* DATASET SECTION *
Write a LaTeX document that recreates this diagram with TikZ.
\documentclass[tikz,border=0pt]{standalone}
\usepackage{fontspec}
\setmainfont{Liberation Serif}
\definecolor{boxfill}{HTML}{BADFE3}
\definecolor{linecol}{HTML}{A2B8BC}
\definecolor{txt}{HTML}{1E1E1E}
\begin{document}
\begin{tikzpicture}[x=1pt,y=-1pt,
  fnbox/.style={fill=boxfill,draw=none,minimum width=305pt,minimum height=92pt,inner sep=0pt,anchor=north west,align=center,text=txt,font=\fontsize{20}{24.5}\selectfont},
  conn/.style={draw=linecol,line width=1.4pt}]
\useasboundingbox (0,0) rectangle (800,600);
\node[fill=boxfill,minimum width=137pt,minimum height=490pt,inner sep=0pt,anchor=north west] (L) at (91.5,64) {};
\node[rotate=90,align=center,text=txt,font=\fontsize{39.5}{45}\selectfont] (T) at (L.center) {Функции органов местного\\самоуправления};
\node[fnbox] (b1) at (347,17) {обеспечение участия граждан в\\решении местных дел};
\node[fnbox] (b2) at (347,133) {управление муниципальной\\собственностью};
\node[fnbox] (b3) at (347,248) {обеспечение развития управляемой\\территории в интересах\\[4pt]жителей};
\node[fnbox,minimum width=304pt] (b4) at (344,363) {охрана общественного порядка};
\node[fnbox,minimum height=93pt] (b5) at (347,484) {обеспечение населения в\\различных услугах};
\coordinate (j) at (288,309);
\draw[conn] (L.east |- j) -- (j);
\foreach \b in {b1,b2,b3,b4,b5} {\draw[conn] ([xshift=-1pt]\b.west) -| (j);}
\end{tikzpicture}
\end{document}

* BRIEF *
Reproduce the material precisely, including every line.

* ANSWER FOR THIS EXERCISE *
Write a LaTeX document that recreates this diagram with TikZ.
\documentclass[tikz,border=0pt]{standalone}
\usepackage{fontspec}
\setmainfont{Liberation Serif}
\definecolor{boxfill}{HTML}{BADFE3}
\definecolor{linecol}{HTML}{A2B8BC}
\definecolor{txt}{HTML}{1E1E1E}
\begin{document}
\begin{tikzpicture}[x=1pt,y=-1pt,
  fnbox/.style={fill=boxfill,draw=none,minimum width=305pt,minimum height=92pt,inner sep=0pt,anchor=north west,align=center,text=txt,font=\fontsize{20}{24.5}\selectfont},
  conn/.style={draw=linecol,line width=1.4pt}]
\useasboundingbox (0,0) rectangle (800,600);
\node[fill=boxfill,minimum width=137pt,minimum height=490pt,inner sep=0pt,anchor=north west] (L) at (91.5,64) {};
\node[rotate=90,align=center,text=txt,font=\fontsize{39.5}{45}\selectfont] (T) at (L.center) {Функции органов местного\\самоуправления};
\node[fnbox] (b1) at (347,17) {обеспечение участия граждан в\\решении местных дел};
\node[fnbox] (b2) at (347,133) {управление муниципальной\\собственностью};
\node[fnbox] (b3) at (347,248) {обеспечение развития управляемой\\территории в интересах\\[4pt]жителей};
\node[fnbox,minimum width=304pt] (b4) at (344,363) {охрана общественного порядка};
\node[fnbox,minimum height=93pt] (b5) at (347,484) {обеспечение населения в\\различных услугах};
\coordinate (j) at (288,309);
\draw[conn] (L.east |- j) -- (j);
\foreach \b in {b1,b2,b3,b4,b5} {\draw[conn] ([xshift=-1pt]\b.west) -| (j);}
\end{tikzpicture}
\end{document}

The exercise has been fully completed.